The False Claims Act prohibits defendants from retaliating against their employees, contractors, or agents, for lawful acts in furtherance of a qui tam lawsuit or other efforts to stop violations of the False Claims Act. Specifically, the FCA prevents defendants from discharging, demoting, suspending, threatening, harassing, or in any other way discriminating against the employee, contractor, agent, or associated other person who qualifies under the law.
You Have the Right to Fight Back Against Retaliation
Any affected employee, contractor, or agent can bring an action for retaliation under the False Claims Act in federal district court. In order to prove a claim for retaliation, courts have generally held that the plaintiff must show two elements: (1) that the individual was engaged in protected activity (i.e., that they acted in furtherance of a qui tam suit); and (2) that the defendant discriminated against the employee, contractor, or agent because of that individual’s actions in furtherance of a qui tam suit.

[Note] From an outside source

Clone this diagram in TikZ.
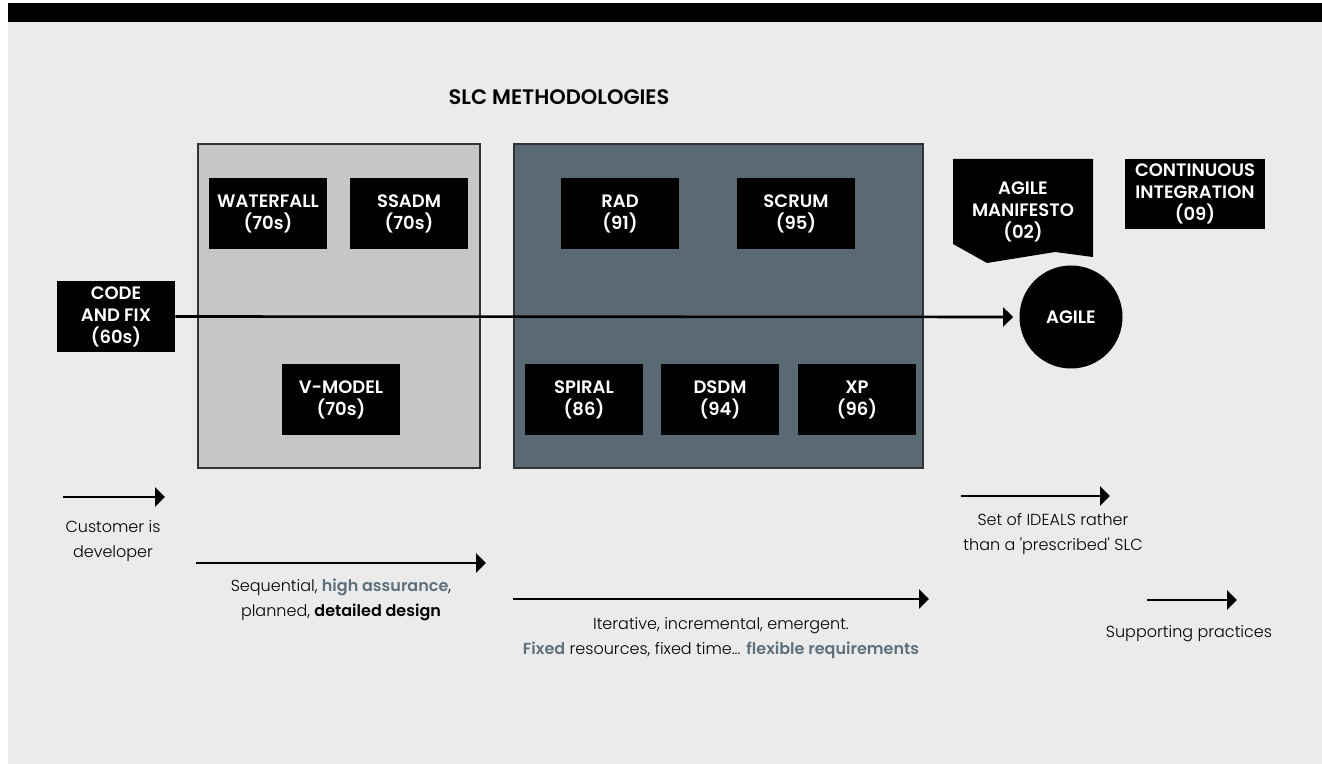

You Can Recover “Double” Damages, Plus Interest, and Attorney’s Fees
A prevailing plaintiff under this section of the False Claims Act is entitled to “all relief necessary” to make that individual whole, including reinstatement, two times the amount of back pay, interest, and compensation for any special damages sustained, such as litigation costs and attorneys’ fees. For example, if an employee who was earning $100,000 per year was fired because of their protected activities in exposing fraud, such as by complaining about the matter to the company and then pursuing a False Claims Act whistleblower lawsuit, and the matter was not resolved for two full years, the retaliated employee would be entitled to recover $400,000, plus interest, plus attorneys’ fees [$200,000 for two years’ of lost compensation, multiplied times two, plus interest and attorneys’ fees]. The retaliated employee would also be entitled to reinstatement at the same level of seniority and responsibility.
An action for retaliation under the False Claims Act must be brought within three years of when the retaliation occurred. Typically, claims for retaliation are made part of a False Claims Act lawsuit seeking recovery from the defendant for fraud, and remain under seal concurrently with the principal claims in the FCA lawsuit.